[START OF Entries supplied]

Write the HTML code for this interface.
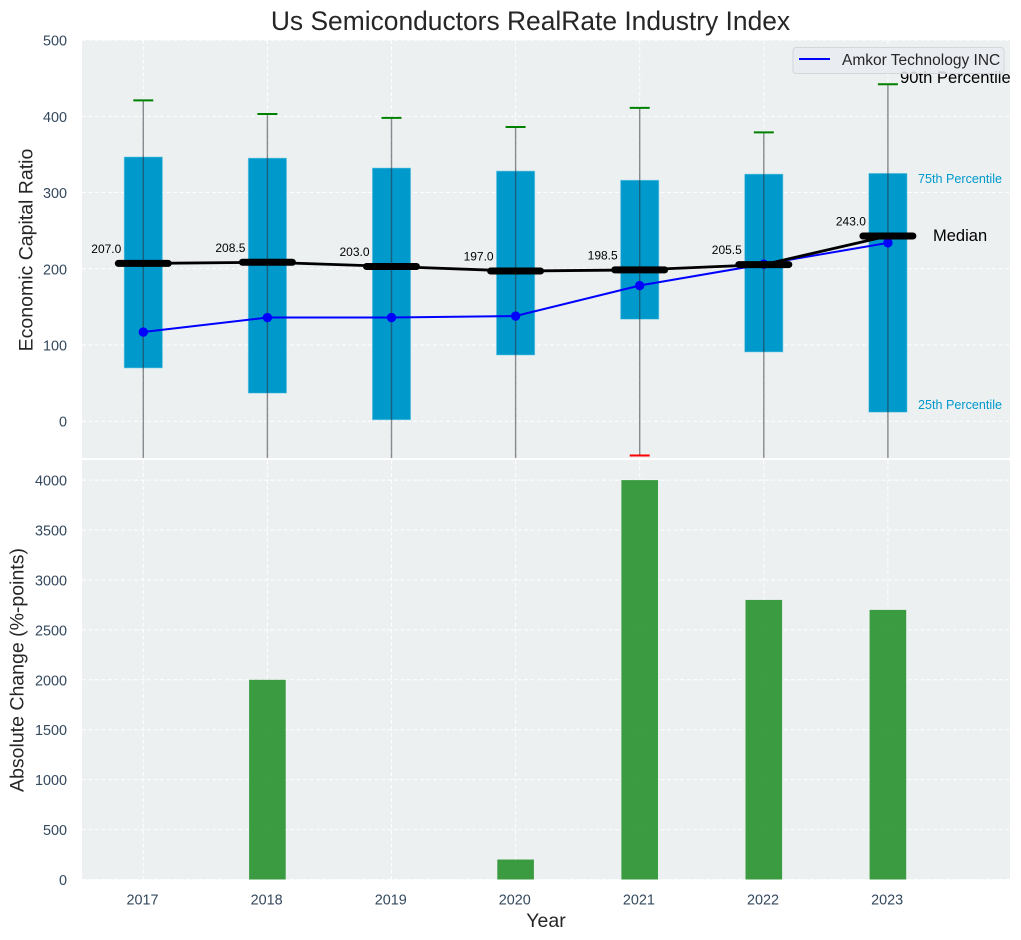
<!DOCTYPE html>
<html>
<head>
<meta charset="utf-8">
<style>
html,body{margin:0;padding:0;background:#fff}
svg{display:block}
text{font-family:"Liberation Sans",Arial,sans-serif}
</style>
</head>
<body>
<svg id="chart" xmlns="http://www.w3.org/2000/svg" width="1021" height="940" viewBox="0 0 1021 940">
  <defs>
    <clipPath id="top-clip"><rect x="82" y="40" width="928" height="418"/></clipPath>
  </defs>
  <text x="530.5" y="30" font-size="26.4" fill="#262626" text-anchor="middle">Us Semiconductors RealRate Industry Index</text>
  <rect x="82" y="40" width="928" height="418" fill="#ecf0f1"/>
  <rect x="82" y="460" width="928" height="419.5" fill="#ecf0f1"/>
  <g id="bottom-grid"></g>
  <g id="top-grid"></g>
  <g id="top-marks" clip-path="url(#top-clip)"></g>
  <g id="bottom-marks"></g>
  <g id="axis-labels"></g>
  <text transform="translate(32.7,250) rotate(-90)" font-size="19.5" fill="#262626" text-anchor="middle">Economic Capital Ratio</text>
  <text transform="translate(23.5,670) rotate(-90)" font-size="19.5" fill="#262626" text-anchor="middle">Absolute Change (%-points)</text>
  <text x="546" y="927" font-size="19.5" fill="#262626" text-anchor="middle">Year</text>
  <text x="900" y="83" font-size="16.6" fill="#000">90th Percentile</text>
  <text x="918" y="183" font-size="12.6" fill="#0099cc">75th Percentile</text>
  <text x="933" y="241" font-size="16.5" fill="#000">Median</text>
  <text x="918" y="409" font-size="12.6" fill="#0099cc">25th Percentile</text>
  <g>
    <rect x="793" y="47.5" width="211" height="26" rx="3" fill="#e9ebf0" fill-opacity="0.85" stroke="#d4d6da" stroke-width="1"/>
    <line x1="799" y1="59" x2="830" y2="59" stroke="#0000ff" stroke-width="2"/>
    <text x="842" y="65" font-size="15.5" fill="#262626">Amkor Technology INC</text>
  </g>
</svg>
<script>
const years = [2017, 2018, 2019, 2020, 2021, 2022, 2023];
const p90 = [421, 403, 398, 386, 411, 379, 442];
const p75 = [346.5, 345, 332, 328, 316, 324, 325];
const p25 = [70, 37, 2, 87, 134, 91, 12];
const p10 = [-70, -80, -90, -60, -45, -65, -75];
const medians = [207.0, 208.5, 203.0, 197.0, 198.5, 205.5, 243.0];
const amkor = [117, 136, 136, 138, 178, 206, 234];
const absChange = [0, 2000, 0, 200, 4000, 2800, 2700];
const topTicks = [0, 100, 200, 300, 400, 500];
const bottomTicks = [0, 500, 1000, 1500, 2000, 2500, 3000, 3500, 4000];

const NS = 'http://www.w3.org/2000/svg';
function x(year) { return 143.3 + (year - 2017) * 124.1; }
function yTop(v) { return 421.2 - v * 0.7622; }
function yBot(v) { return 879.5 - v * 0.09985; }
function make(tag, attrs, parent, content) {
  const el = document.createElementNS(NS, tag);
  for (const k in attrs) el.setAttribute(k, attrs[k]);
  if (content !== undefined) el.textContent = content;
  parent.appendChild(el);
  return el;
}
const topGrid = document.getElementById('top-grid');
const botGrid = document.getElementById('bottom-grid');
const topMarks = document.getElementById('top-marks');
const botMarks = document.getElementById('bottom-marks');
const labels = document.getElementById('axis-labels');
const gridStyle = { stroke: '#ffffff', 'stroke-width': 1, 'stroke-dasharray': '4 2.5', opacity: 0.95 };

topTicks.forEach(function (t) {
  const g = make('line', Object.assign({ x1: 82, x2: 1010, y1: yTop(t), y2: yTop(t) }, gridStyle), topGrid);
  
  
  const l = make('text', { x: 67, y: yTop(t) + 5.5, 'font-size': 14.4, fill: '#34495e', 'text-anchor': 'end' }, labels, String(t));
  
  
});
bottomTicks.forEach(function (t) {
  const g = make('line', Object.assign({ x1: 82, x2: 1010, y1: yBot(t), y2: yBot(t) }, gridStyle), botGrid);
  
  
  const l = make('text', { x: 67, y: yBot(t) + 5.5, 'font-size': 14.4, fill: '#34495e', 'text-anchor': 'end' }, labels, String(t));
  
  
});
years.forEach(function (yr) {
  const a = make('line', Object.assign({ x1: x(yr), x2: x(yr), y1: 40, y2: 458 }, gridStyle), topGrid);
  
  
  const b = make('line', Object.assign({ x1: x(yr), x2: x(yr), y1: 460, y2: 879.5 }, gridStyle), botGrid);
  
  
  const l = make('text', { x: x(yr) - 0.8, y: 904.5, 'font-size': 14.4, fill: '#34495e', 'text-anchor': 'middle' }, labels, String(yr));
  
  
});

// boxes
years.forEach(function (yr, i) {
  const box = make('rect', { x: x(yr) - 19, width: 38, y: yTop(p75[i]), height: yTop(p25[i]) - yTop(p75[i]), fill: '#0099cc', stroke: '#33b5dd', 'stroke-opacity': 0.5, 'stroke-width': 1 }, topMarks);
  
  
  const w = make('line', { x1: x(yr), x2: x(yr), y1: yTop(p90[i]), y2: yTop(p10[i]), stroke: '#2b3238', 'stroke-opacity': 0.55, 'stroke-width': 1.4 }, topMarks);
  
  
  const hi = make('line', { x1: x(yr) - 10, x2: x(yr) + 10, y1: yTop(p90[i]), y2: yTop(p90[i]), stroke: '#008000', 'stroke-width': 2 }, topMarks);
  
  
  const lo = make('line', { x1: x(yr) - 10, x2: x(yr) + 10, y1: yTop(p10[i]), y2: yTop(p10[i]), stroke: '#ff0000', 'stroke-width': 2 }, topMarks);
  
  
});

// amkor line
const amkorPts = years.map(function (yr, i) { return x(yr) + ',' + yTop(amkor[i]); }).join(' ');
const amkorLine = make('polyline', { points: amkorPts, fill: 'none', stroke: '#0000ff', 'stroke-width': 2 }, topMarks);


years.forEach(function (yr, i) {
  const c = make('circle', { cx: x(yr), cy: yTop(amkor[i]), r: 4.7, fill: '#0000ff' }, topMarks);
  
  
});

// median line and bars
const medPts = years.map(function (yr, i) { return x(yr) + ',' + yTop(medians[i]); }).join(' ');
const medLine = make('polyline', { points: medPts, fill: 'none', stroke: '#000', 'stroke-width': 2.8 }, topMarks);


years.forEach(function (yr, i) {
  const m = make('line', { x1: x(yr) - 25, x2: x(yr) + 25, y1: yTop(medians[i]), y2: yTop(medians[i]), stroke: '#000', 'stroke-width': 7, 'stroke-linecap': 'round' }, topMarks);
  
  
  const t = make('text', { x: x(yr) - 22, y: yTop(medians[i]) - 10.5, 'font-size': 12, fill: '#000', 'text-anchor': 'end' }, topMarks, medians[i].toFixed(1));
  
  
});

// bottom bars
years.forEach(function (yr, i) {
  const r = make('rect', { x: x(yr) - 18.3, width: 36.6, y: yBot(absChange[i]), height: 879.5 - yBot(absChange[i]), fill: '#2b9431', 'fill-opacity': 0.92 }, botMarks);
  
  
});
</script>
</body>
</html>
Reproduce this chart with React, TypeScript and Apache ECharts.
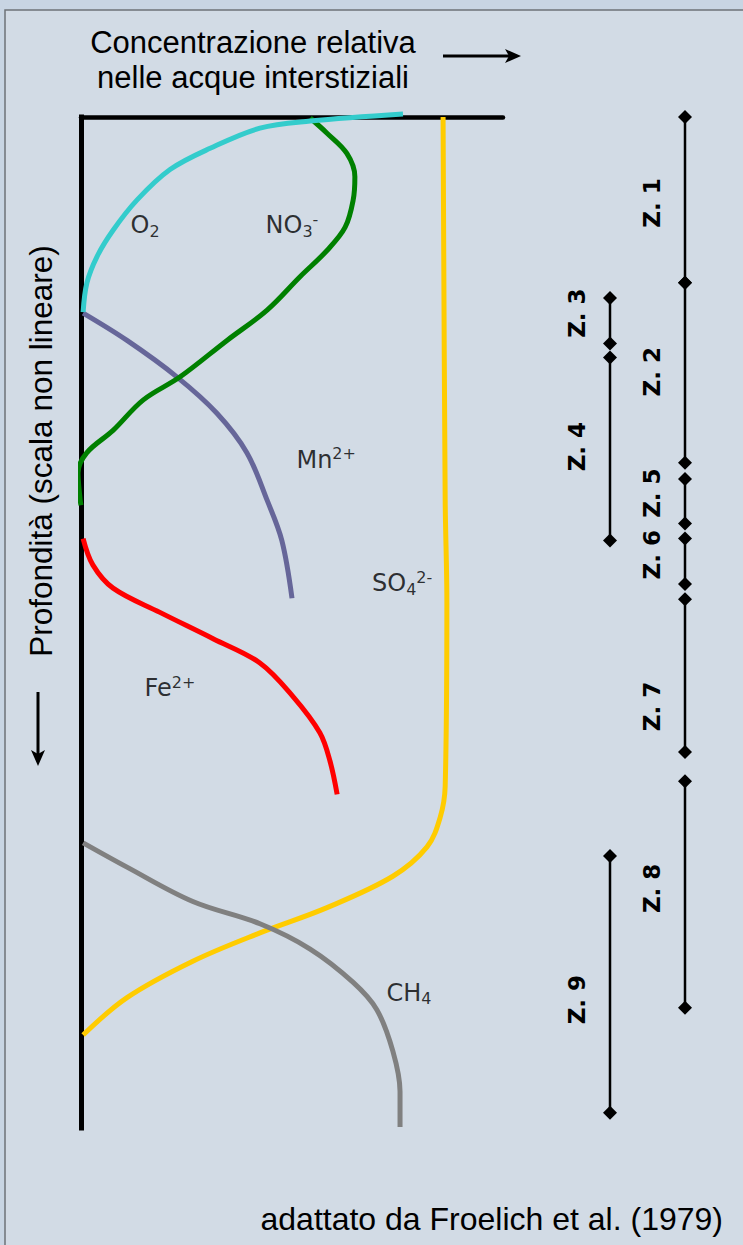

[END OF Entries supplied]

▸ **Your goal**
Restate the records above in full, word for word. Keep pictures out.

▸ **Reply to the exercise**
Write the HTML code for this interface.
<!DOCTYPE html>
<html>
<head>
<meta charset="utf-8">
<style>
html,body{margin:0;padding:0;background:#fff}
svg{display:block}
text{font-family:"Liberation Sans",Arial,sans-serif}
</style>
</head>
<body>
<svg id="chart" xmlns="http://www.w3.org/2000/svg" width="1021" height="940" viewBox="0 0 1021 940">
  <defs>
    <clipPath id="top-clip"><rect x="82" y="40" width="928" height="418"/></clipPath>
  </defs>
  <text x="530.5" y="30" font-size="26.4" fill="#262626" text-anchor="middle">Us Semiconductors RealRate Industry Index</text>
  <rect x="82" y="40" width="928" height="418" fill="#ecf0f1"/>
  <rect x="82" y="460" width="928" height="419.5" fill="#ecf0f1"/>
  <g id="bottom-grid"></g>
  <g id="top-grid"></g>
  <g id="top-marks" clip-path="url(#top-clip)"></g>
  <g id="bottom-marks"></g>
  <g id="axis-labels"></g>
  <text transform="translate(32.7,250) rotate(-90)" font-size="19.5" fill="#262626" text-anchor="middle">Economic Capital Ratio</text>
  <text transform="translate(23.5,670) rotate(-90)" font-size="19.5" fill="#262626" text-anchor="middle">Absolute Change (%-points)</text>
  <text x="546" y="927" font-size="19.5" fill="#262626" text-anchor="middle">Year</text>
  <text x="900" y="83" font-size="16.6" fill="#000">90th Percentile</text>
  <text x="918" y="183" font-size="12.6" fill="#0099cc">75th Percentile</text>
  <text x="933" y="241" font-size="16.5" fill="#000">Median</text>
  <text x="918" y="409" font-size="12.6" fill="#0099cc">25th Percentile</text>
  <g>
    <rect x="793" y="47.5" width="211" height="26" rx="3" fill="#e9ebf0" fill-opacity="0.85" stroke="#d4d6da" stroke-width="1"/>
    <line x1="799" y1="59" x2="830" y2="59" stroke="#0000ff" stroke-width="2"/>
    <text x="842" y="65" font-size="15.5" fill="#262626">Amkor Technology INC</text>
  </g>
</svg>
<script>
const years = [2017, 2018, 2019, 2020, 2021, 2022, 2023];
const p90 = [421, 403, 398, 386, 411, 379, 442];
const p75 = [346.5, 345, 332, 328, 316, 324, 325];
const p25 = [70, 37, 2, 87, 134, 91, 12];
const p10 = [-70, -80, -90, -60, -45, -65, -75];
const medians = [207.0, 208.5, 203.0, 197.0, 198.5, 205.5, 243.0];
const amkor = [117, 136, 136, 138, 178, 206, 234];
const absChange = [0, 2000, 0, 200, 4000, 2800, 2700];
const topTicks = [0, 100, 200, 300, 400, 500];
const bottomTicks = [0, 500, 1000, 1500, 2000, 2500, 3000, 3500, 4000];

const NS = 'http://www.w3.org/2000/svg';
function x(year) { return 143.3 + (year - 2017) * 124.1; }
function yTop(v) { return 421.2 - v * 0.7622; }
function yBot(v) { return 879.5 - v * 0.09985; }
function make(tag, attrs, parent, content) {
  const el = document.createElementNS(NS, tag);
  for (const k in attrs) el.setAttribute(k, attrs[k]);
  if (content !== undefined) el.textContent = content;
  parent.appendChild(el);
  return el;
}
const topGrid = document.getElementById('top-grid');
const botGrid = document.getElementById('bottom-grid');
const topMarks = document.getElementById('top-marks');
const botMarks = document.getElementById('bottom-marks');
const labels = document.getElementById('axis-labels');
const gridStyle = { stroke: '#ffffff', 'stroke-width': 1, 'stroke-dasharray': '4 2.5', opacity: 0.95 };

topTicks.forEach(function (t) {
  const g = make('line', Object.assign({ x1: 82, x2: 1010, y1: yTop(t), y2: yTop(t) }, gridStyle), topGrid);
  
  
  const l = make('text', { x: 67, y: yTop(t) + 5.5, 'font-size': 14.4, fill: '#34495e', 'text-anchor': 'end' }, labels, String(t));
  
  
});
bottomTicks.forEach(function (t) {
  const g = make('line', Object.assign({ x1: 82, x2: 1010, y1: yBot(t), y2: yBot(t) }, gridStyle), botGrid);
  
  
  const l = make('text', { x: 67, y: yBot(t) + 5.5, 'font-size': 14.4, fill: '#34495e', 'text-anchor': 'end' }, labels, String(t));
  
  
});
years.forEach(function (yr) {
  const a = make('line', Object.assign({ x1: x(yr), x2: x(yr), y1: 40, y2: 458 }, gridStyle), topGrid);
  
  
  const b = make('line', Object.assign({ x1: x(yr), x2: x(yr), y1: 460, y2: 879.5 }, gridStyle), botGrid);
  
  
  const l = make('text', { x: x(yr) - 0.8, y: 904.5, 'font-size': 14.4, fill: '#34495e', 'text-anchor': 'middle' }, labels, String(yr));
  
  
});

// boxes
years.forEach(function (yr, i) {
  const box = make('rect', { x: x(yr) - 19, width: 38, y: yTop(p75[i]), height: yTop(p25[i]) - yTop(p75[i]), fill: '#0099cc', stroke: '#33b5dd', 'stroke-opacity': 0.5, 'stroke-width': 1 }, topMarks);
  
  
  const w = make('line', { x1: x(yr), x2: x(yr), y1: yTop(p90[i]), y2: yTop(p10[i]), stroke: '#2b3238', 'stroke-opacity': 0.55, 'stroke-width': 1.4 }, topMarks);
  
  
  const hi = make('line', { x1: x(yr) - 10, x2: x(yr) + 10, y1: yTop(p90[i]), y2: yTop(p90[i]), stroke: '#008000', 'stroke-width': 2 }, topMarks);
  
  
  const lo = make('line', { x1: x(yr) - 10, x2: x(yr) + 10, y1: yTop(p10[i]), y2: yTop(p10[i]), stroke: '#ff0000', 'stroke-width': 2 }, topMarks);
  
  
});

// amkor line
const amkorPts = years.map(function (yr, i) { return x(yr) + ',' + yTop(amkor[i]); }).join(' ');
const amkorLine = make('polyline', { points: amkorPts, fill: 'none', stroke: '#0000ff', 'stroke-width': 2 }, topMarks);


years.forEach(function (yr, i) {
  const c = make('circle', { cx: x(yr), cy: yTop(amkor[i]), r: 4.7, fill: '#0000ff' }, topMarks);
  
  
});

// median line and bars
const medPts = years.map(function (yr, i) { return x(yr) + ',' + yTop(medians[i]); }).join(' ');
const medLine = make('polyline', { points: medPts, fill: 'none', stroke: '#000', 'stroke-width': 2.8 }, topMarks);


years.forEach(function (yr, i) {
  const m = make('line', { x1: x(yr) - 25, x2: x(yr) + 25, y1: yTop(medians[i]), y2: yTop(medians[i]), stroke: '#000', 'stroke-width': 7, 'stroke-linecap': 'round' }, topMarks);
  
  
  const t = make('text', { x: x(yr) - 22, y: yTop(medians[i]) - 10.5, 'font-size': 12, fill: '#000', 'text-anchor': 'end' }, topMarks, medians[i].toFixed(1));
  
  
});

// bottom bars
years.forEach(function (yr, i) {
  const r = make('rect', { x: x(yr) - 18.3, width: 36.6, y: yBot(absChange[i]), height: 879.5 - yBot(absChange[i]), fill: '#2b9431', 'fill-opacity': 0.92 }, botMarks);
  
  
});
</script>
</body>
</html>
Reproduce this chart with React, TypeScript and Apache ECharts.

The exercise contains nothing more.